§ **What to produce**
List every line in this data where the string "document" occurs.

§ **Records for the task**

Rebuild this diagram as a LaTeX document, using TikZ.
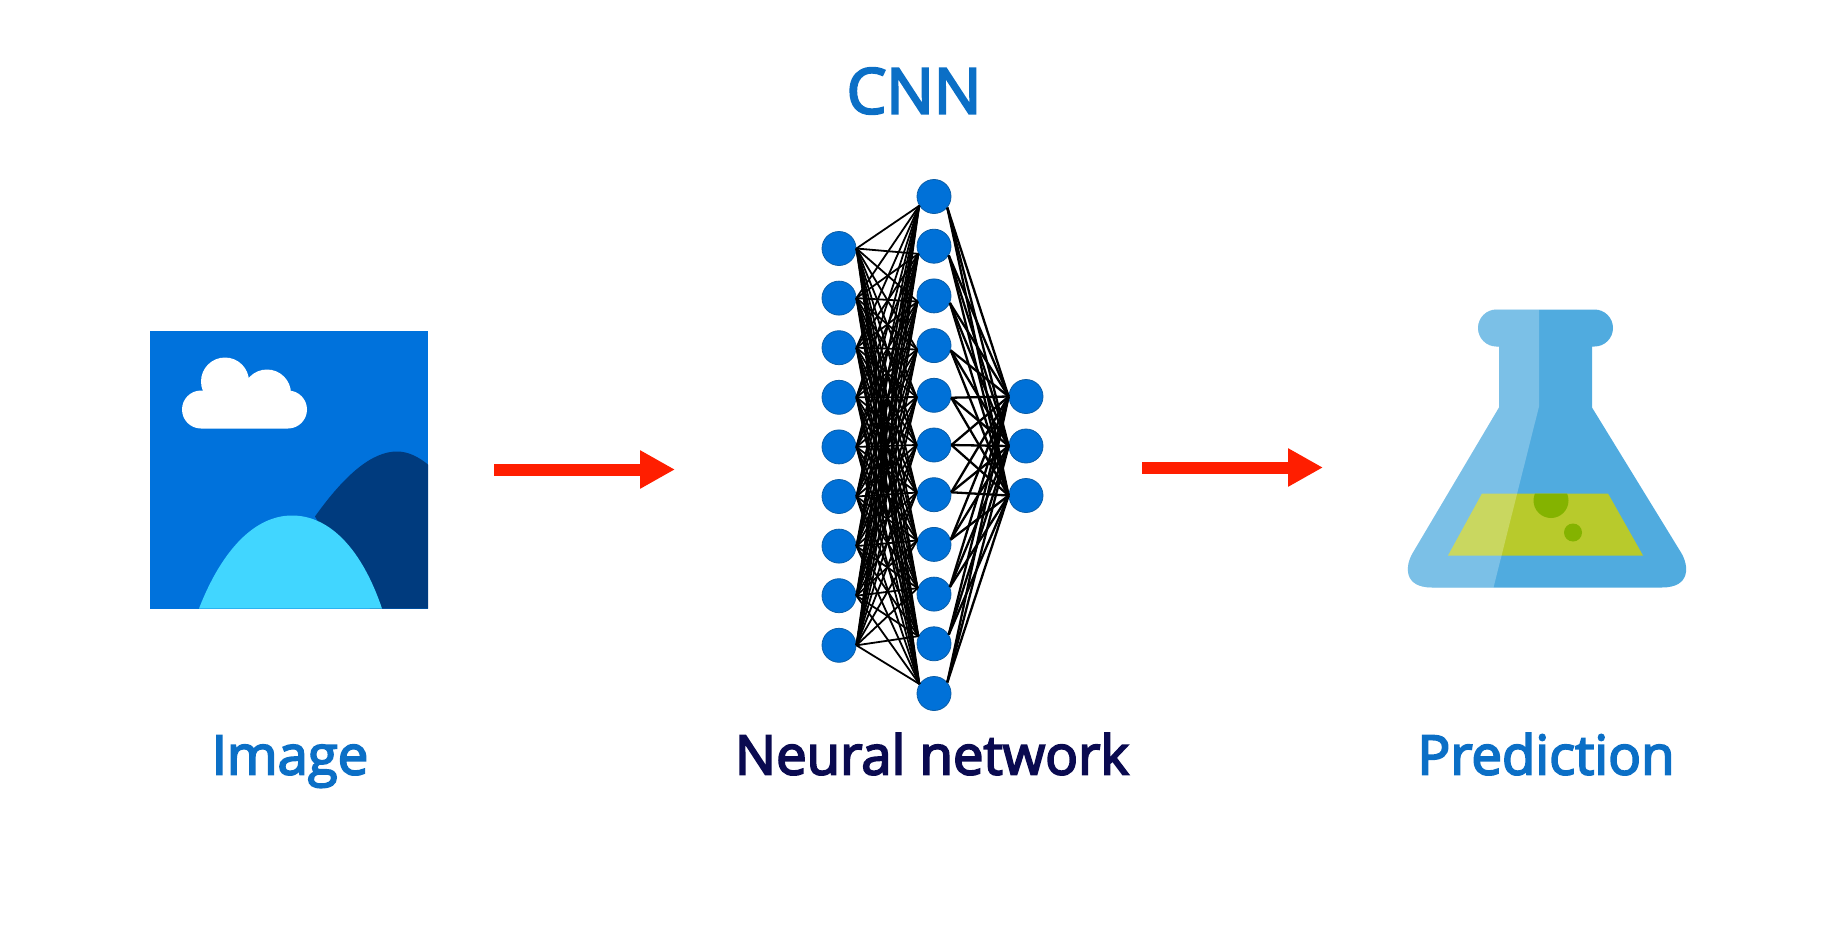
* * *
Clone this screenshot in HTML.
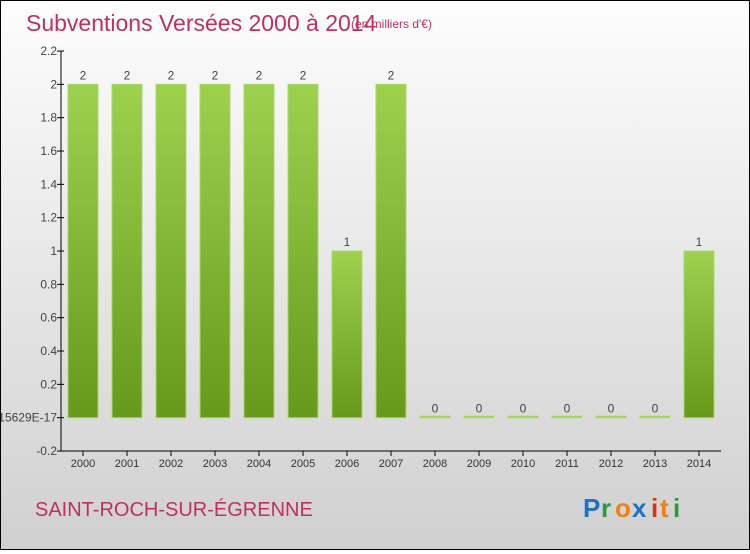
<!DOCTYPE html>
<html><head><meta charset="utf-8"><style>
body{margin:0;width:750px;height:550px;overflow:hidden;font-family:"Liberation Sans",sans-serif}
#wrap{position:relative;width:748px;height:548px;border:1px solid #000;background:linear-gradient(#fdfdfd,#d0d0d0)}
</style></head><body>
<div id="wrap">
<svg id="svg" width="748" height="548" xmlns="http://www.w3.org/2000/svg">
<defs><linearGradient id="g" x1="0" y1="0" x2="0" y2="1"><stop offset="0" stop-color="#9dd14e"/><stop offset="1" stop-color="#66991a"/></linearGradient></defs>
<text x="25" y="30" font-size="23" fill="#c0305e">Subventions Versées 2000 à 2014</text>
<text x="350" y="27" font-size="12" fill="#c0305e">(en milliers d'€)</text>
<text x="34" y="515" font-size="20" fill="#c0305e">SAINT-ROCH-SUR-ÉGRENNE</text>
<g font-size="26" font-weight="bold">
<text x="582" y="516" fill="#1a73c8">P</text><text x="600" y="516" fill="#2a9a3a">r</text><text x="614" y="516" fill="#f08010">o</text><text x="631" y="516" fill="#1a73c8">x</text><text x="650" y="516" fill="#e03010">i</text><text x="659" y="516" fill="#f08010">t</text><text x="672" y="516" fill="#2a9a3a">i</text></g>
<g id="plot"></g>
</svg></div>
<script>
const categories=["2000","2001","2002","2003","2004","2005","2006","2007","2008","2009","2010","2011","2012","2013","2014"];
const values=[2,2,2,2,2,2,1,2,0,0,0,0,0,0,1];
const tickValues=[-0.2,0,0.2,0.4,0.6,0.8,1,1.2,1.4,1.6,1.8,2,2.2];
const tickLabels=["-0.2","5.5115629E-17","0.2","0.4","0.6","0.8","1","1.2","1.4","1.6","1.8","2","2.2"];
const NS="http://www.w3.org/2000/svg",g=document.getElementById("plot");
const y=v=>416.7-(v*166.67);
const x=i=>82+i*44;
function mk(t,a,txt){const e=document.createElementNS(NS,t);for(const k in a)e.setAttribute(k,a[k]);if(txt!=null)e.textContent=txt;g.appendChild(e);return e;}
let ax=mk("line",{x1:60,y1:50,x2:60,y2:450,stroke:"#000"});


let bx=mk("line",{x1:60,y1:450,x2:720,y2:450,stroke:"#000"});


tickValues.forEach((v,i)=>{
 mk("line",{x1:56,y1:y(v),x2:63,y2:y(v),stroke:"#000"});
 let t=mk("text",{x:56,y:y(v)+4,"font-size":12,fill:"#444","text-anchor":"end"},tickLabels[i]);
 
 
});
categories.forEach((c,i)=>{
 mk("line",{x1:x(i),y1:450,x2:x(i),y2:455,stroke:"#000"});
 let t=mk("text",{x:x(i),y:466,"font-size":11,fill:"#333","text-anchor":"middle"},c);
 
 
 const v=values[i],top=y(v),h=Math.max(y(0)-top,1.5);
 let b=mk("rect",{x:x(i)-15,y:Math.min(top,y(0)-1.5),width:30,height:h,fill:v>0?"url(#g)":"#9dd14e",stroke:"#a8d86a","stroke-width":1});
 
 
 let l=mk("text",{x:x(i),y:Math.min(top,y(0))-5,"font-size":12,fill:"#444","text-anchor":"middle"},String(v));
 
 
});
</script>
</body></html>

§ **Output**
Rebuild this diagram as a LaTeX document, using TikZ.
const NS="http://www.w3.org/2000/svg",g=document.getElementById("plot");
function mk(t,a,txt){const e=document.createElementNS(NS,t);for(const k in a)e.setAttribute(k,a[k]);if(txt!=null)e.textContent=txt;g.appendChild(e);return e;}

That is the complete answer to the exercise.